Coleta de mais de um milhão de assinaturas, mobilizações com milhares de pessoas em todo o país e paralisações pedem por Assembleia Constituinte

No dia 15 de setembro, Honduras comemorou sua independência. Para além dos desfiles oficiais, neste ano, o povo hondurenho teve verdadeiramente o que comemorar. A Frente Nacional de Resistência Popular (FNRP), organização que reúne dezenas de movimentos sociais e populares que lutam contra o golpe militar de junho de 2009, obteve 1,35 milhão de assinaturas, número mais do que o necessário para se iniciar uma convocatória para um processo constituinte.

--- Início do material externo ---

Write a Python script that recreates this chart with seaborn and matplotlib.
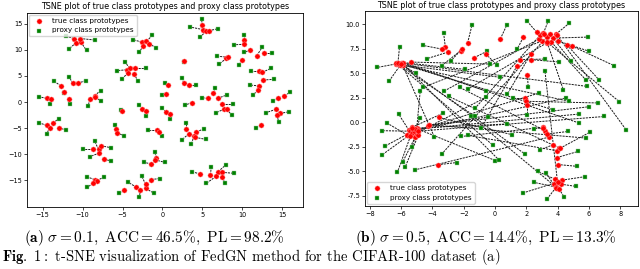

No mesmo dia, as organizações ligadas à FNRP convocaram manifestações em diversas cidades do país, todas com presença massiva da população. “A coleta de mais de 1,35 milhão de assinaturas não só significa uma força de legitimidade da resistência do povo hondurenho, mas também significa força política social a nível nacional e internacional”, afirma Bertha Cáceres, do Conselho Cívico de Organizações Populares e Indígenas de Honduras (Copinh), organização integrante da FNRP.

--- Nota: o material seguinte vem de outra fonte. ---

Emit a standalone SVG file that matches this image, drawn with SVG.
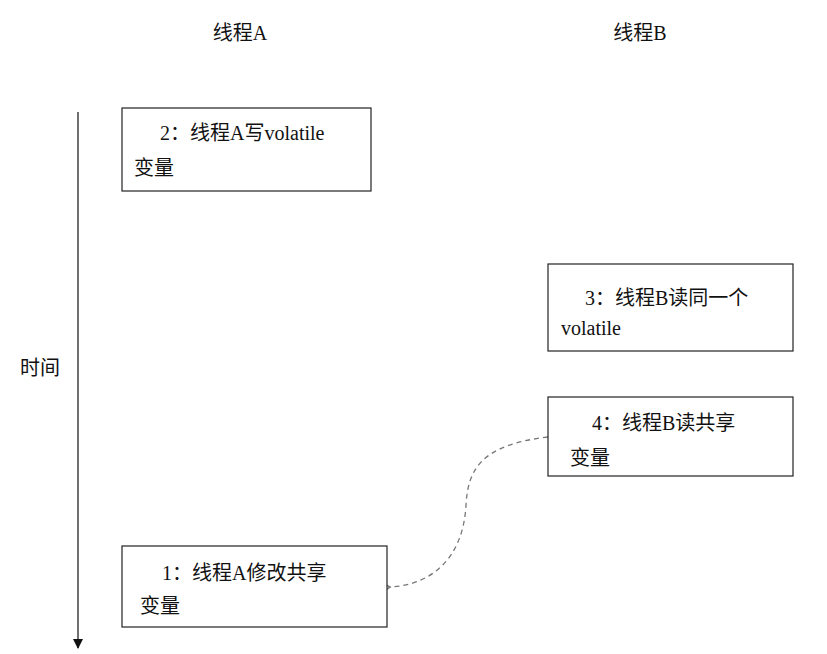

Para efeitos comparativos, se levada em conta a população de cada país, no Brasil teriam de ser recolhidas cerca de 33 milhões de assinaturas para se obter a mesma porcentagem obtida em Honduras. Para Bertha, a legitimidade do processo não deve ser vista de uma forma limitada, apenas do ponto de vista legal, tampouco como uma simples coleta burocrática de assinaturas, já que se insere em um processo de resistência e mobilização de muitos anos. “[Coletamos também] as demandas históricas. Em cada assinatura, existe esse conteúdo e o significado de qual Honduras queremos e como sonhamos a refundação. Estão nelas o desejo do povo de mudar os males de séculos, não fazer reformas, das quais estamos fartos e fartas”, completa.

Mobilização nacional

O processo de coleta de assinaturas se iniciou em 20 de abril deste ano e contou com o trabalho de centenas de militantes que fizeram não só o trabalho de coleta, mas também o de ouvir os problemas e demandas da população rural e urbana.

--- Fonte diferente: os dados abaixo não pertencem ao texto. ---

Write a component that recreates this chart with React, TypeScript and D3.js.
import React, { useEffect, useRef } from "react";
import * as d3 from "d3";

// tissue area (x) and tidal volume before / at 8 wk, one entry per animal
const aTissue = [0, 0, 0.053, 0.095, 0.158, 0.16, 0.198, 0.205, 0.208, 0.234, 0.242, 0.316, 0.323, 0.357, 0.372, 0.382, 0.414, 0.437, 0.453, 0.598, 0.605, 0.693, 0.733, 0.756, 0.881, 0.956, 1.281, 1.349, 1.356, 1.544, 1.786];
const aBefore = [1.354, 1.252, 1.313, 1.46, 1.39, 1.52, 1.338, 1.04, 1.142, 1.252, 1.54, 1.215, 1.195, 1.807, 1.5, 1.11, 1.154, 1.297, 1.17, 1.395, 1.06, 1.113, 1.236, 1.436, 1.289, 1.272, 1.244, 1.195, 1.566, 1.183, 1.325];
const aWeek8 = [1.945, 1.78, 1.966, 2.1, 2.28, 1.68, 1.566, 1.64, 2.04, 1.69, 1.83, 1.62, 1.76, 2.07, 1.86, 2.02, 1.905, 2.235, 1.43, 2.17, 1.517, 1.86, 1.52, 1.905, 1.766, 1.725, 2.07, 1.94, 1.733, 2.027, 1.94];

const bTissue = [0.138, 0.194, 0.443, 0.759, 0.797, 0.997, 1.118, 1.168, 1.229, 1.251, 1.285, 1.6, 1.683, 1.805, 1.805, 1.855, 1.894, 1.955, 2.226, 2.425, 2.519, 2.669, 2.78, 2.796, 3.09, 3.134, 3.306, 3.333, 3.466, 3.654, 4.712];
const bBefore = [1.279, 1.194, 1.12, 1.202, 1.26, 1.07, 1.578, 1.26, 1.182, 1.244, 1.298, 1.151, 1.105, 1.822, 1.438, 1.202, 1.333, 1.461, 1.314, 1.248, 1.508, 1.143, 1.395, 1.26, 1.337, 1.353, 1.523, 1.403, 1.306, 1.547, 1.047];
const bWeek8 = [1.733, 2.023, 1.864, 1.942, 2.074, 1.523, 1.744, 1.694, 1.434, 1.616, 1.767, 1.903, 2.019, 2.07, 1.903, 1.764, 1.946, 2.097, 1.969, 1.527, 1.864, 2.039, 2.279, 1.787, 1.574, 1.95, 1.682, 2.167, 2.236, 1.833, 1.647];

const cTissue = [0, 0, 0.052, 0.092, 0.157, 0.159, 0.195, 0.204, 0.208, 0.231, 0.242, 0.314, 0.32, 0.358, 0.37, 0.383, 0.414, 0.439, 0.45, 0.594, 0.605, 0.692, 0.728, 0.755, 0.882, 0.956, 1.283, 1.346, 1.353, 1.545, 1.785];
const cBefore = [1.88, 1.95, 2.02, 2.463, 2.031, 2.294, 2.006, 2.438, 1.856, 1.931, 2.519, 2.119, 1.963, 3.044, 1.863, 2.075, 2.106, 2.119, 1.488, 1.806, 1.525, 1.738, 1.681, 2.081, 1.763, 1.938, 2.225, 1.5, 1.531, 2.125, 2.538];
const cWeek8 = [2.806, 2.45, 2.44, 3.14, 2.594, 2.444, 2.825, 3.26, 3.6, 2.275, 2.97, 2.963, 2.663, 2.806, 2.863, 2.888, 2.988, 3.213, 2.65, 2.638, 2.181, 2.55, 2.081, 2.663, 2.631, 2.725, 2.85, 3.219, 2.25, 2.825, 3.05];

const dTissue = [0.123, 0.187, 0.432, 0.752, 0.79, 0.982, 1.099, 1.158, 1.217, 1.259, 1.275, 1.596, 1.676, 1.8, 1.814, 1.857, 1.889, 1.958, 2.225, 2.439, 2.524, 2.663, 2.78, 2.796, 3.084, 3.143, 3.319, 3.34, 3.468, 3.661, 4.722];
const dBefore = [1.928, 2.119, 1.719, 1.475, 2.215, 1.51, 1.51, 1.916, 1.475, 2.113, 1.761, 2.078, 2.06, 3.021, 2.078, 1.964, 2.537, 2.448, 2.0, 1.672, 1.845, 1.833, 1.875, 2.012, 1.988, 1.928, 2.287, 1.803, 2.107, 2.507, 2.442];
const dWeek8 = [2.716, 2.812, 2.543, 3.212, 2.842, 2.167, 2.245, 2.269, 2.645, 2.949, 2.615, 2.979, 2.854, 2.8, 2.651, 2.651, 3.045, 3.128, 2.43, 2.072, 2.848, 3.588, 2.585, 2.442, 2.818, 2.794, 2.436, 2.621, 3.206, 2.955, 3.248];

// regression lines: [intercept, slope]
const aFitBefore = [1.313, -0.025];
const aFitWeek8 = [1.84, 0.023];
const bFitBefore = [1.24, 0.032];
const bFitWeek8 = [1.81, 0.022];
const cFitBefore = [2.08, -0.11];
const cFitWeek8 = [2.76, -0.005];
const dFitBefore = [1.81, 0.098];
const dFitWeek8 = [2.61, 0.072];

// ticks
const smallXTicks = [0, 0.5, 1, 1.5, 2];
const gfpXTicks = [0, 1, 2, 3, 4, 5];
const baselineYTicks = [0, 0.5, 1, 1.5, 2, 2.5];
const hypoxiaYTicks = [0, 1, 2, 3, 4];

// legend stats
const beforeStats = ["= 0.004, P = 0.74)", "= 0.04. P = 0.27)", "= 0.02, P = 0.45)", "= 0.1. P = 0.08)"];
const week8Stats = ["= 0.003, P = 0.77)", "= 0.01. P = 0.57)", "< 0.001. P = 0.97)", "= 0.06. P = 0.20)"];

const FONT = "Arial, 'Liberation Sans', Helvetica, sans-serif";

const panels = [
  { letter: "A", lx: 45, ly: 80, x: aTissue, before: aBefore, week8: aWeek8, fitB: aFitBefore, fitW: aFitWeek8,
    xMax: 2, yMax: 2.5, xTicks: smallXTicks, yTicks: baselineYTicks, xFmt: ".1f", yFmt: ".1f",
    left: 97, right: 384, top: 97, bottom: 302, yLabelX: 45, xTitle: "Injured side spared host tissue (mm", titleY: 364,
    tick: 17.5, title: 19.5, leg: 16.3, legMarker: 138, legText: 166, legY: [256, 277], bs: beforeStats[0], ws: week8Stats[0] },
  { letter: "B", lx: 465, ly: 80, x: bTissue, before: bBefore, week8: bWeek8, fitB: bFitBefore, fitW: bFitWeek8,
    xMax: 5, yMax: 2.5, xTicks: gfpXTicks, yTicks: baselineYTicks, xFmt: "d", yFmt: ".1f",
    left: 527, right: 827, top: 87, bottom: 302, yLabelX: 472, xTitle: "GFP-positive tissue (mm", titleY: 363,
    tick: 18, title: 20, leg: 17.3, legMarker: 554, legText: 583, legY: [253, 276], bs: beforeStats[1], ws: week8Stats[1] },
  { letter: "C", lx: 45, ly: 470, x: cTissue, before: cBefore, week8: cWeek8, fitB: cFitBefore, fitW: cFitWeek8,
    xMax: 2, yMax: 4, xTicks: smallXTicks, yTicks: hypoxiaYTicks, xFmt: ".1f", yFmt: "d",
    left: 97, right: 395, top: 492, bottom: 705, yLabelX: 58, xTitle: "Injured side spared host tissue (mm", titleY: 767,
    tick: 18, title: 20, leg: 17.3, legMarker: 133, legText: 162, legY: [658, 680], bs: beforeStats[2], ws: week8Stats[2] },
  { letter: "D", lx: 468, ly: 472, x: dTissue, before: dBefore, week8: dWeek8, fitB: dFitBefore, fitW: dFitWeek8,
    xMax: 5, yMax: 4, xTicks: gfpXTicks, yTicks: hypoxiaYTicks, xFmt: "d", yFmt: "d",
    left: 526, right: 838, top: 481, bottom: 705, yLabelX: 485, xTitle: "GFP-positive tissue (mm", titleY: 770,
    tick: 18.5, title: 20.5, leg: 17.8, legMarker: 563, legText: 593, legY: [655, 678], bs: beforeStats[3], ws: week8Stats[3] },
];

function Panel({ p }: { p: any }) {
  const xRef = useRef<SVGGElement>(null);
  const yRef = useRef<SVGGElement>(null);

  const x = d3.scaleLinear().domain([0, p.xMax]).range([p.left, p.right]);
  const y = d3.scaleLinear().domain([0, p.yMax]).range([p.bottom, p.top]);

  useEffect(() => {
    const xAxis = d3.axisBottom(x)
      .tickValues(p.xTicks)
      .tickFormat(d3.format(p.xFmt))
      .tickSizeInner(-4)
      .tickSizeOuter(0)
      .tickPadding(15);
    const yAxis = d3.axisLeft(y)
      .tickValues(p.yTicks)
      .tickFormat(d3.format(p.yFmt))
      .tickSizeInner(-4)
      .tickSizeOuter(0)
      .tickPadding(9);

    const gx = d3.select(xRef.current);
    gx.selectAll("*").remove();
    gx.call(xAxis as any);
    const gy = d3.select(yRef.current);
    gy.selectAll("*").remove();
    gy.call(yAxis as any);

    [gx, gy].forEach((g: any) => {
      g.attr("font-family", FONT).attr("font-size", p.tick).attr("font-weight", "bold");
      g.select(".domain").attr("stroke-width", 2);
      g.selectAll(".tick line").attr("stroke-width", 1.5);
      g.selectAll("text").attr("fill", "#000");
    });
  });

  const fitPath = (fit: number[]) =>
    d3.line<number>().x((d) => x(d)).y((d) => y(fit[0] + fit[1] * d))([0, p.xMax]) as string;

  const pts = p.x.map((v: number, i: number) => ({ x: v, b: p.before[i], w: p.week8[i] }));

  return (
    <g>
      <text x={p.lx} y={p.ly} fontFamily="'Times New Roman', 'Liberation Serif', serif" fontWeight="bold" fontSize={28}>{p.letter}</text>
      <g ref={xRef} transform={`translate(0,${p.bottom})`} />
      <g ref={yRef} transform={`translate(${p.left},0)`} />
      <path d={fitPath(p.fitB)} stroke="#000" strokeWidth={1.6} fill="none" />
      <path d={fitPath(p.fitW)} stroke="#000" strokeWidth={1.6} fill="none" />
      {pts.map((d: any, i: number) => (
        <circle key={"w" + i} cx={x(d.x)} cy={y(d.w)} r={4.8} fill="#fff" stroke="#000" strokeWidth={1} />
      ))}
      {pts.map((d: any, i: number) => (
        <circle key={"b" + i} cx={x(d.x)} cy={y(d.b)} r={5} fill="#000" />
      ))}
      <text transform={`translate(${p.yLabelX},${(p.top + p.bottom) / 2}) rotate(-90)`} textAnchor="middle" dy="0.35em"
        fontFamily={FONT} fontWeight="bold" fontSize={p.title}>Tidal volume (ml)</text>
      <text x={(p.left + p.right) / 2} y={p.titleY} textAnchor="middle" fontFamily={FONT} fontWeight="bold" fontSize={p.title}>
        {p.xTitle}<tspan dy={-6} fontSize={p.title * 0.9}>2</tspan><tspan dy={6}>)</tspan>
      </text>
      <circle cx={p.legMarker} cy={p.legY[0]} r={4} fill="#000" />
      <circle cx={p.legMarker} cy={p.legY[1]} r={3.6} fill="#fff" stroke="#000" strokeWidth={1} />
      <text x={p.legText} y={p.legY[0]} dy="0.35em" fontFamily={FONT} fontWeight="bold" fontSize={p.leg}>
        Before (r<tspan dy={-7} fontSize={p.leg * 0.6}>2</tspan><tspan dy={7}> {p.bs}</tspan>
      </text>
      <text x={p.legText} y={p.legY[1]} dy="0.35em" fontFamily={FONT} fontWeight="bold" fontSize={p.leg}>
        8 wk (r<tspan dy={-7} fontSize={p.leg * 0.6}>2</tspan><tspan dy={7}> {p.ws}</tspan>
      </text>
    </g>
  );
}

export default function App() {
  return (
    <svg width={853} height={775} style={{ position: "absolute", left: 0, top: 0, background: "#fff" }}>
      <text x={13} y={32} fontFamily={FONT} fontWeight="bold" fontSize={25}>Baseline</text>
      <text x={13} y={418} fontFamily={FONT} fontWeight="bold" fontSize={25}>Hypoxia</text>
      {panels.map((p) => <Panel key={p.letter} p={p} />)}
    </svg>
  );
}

Mas, para além de comemorar a obtenção das assinaturas, a Frente realizou atos em diversas cidades, como Tegucigalpa e San Pedro Sula, as principais do país, e também em áreas rurais. “Sempre é bom lembrar que nas demais cidades e regiões rurais também se dá um processo de construção de poder e de mobilização permanente. O povo continua desafiante em relação ao golpe de Estado”, explica Bertha Cáceres.

Ao mesmo tempo, o regime golpista de Porfirio Lobo promovia comemorações oficiais dos 189 anos de independência da Espanha. “Fizemos [em Tegucigalpa] uma manifestação massiva, impressionante. As pessoas preferiram aderir à convocatória da FNRP”, afirmou um dos coordenadores da FNRP, Juan Barahona.

De acordo com Bertha, outro ponto positivo dessas mobilizações é conseguir reunir, em um mesmo espaço político, diversos setores da sociedade, para além dos tradicionais, mobilizando “setores ainda mais excluídos historicamente, como movimentos de mulheres e feministas, jovens, todo setor da economia informal, moradores das periferias, artistas populares, dentre outros”. Na porção sudeste do país, houve, também, participação de indígenas nas manifestações, que protestaram contra a privatização da água e a construção de hidrelétricas, e defenderam suas terras e cultura.

Repressão

Como tem sido a praxe do atual regime comandado por Porfirio Lobo, a resposta às mobilizações diante da coleta de assinaturas foi a violência. A maior repressão se deu em San Pedro Sula, uma das principais cidades de Honduras. Dezenas de pessoas ficaram feridas, e uma, Efraín López, de 73 anos, foi morta, vítima dos gases disparados pela polícia para dispersar o ato cultural promovido pela FNRP.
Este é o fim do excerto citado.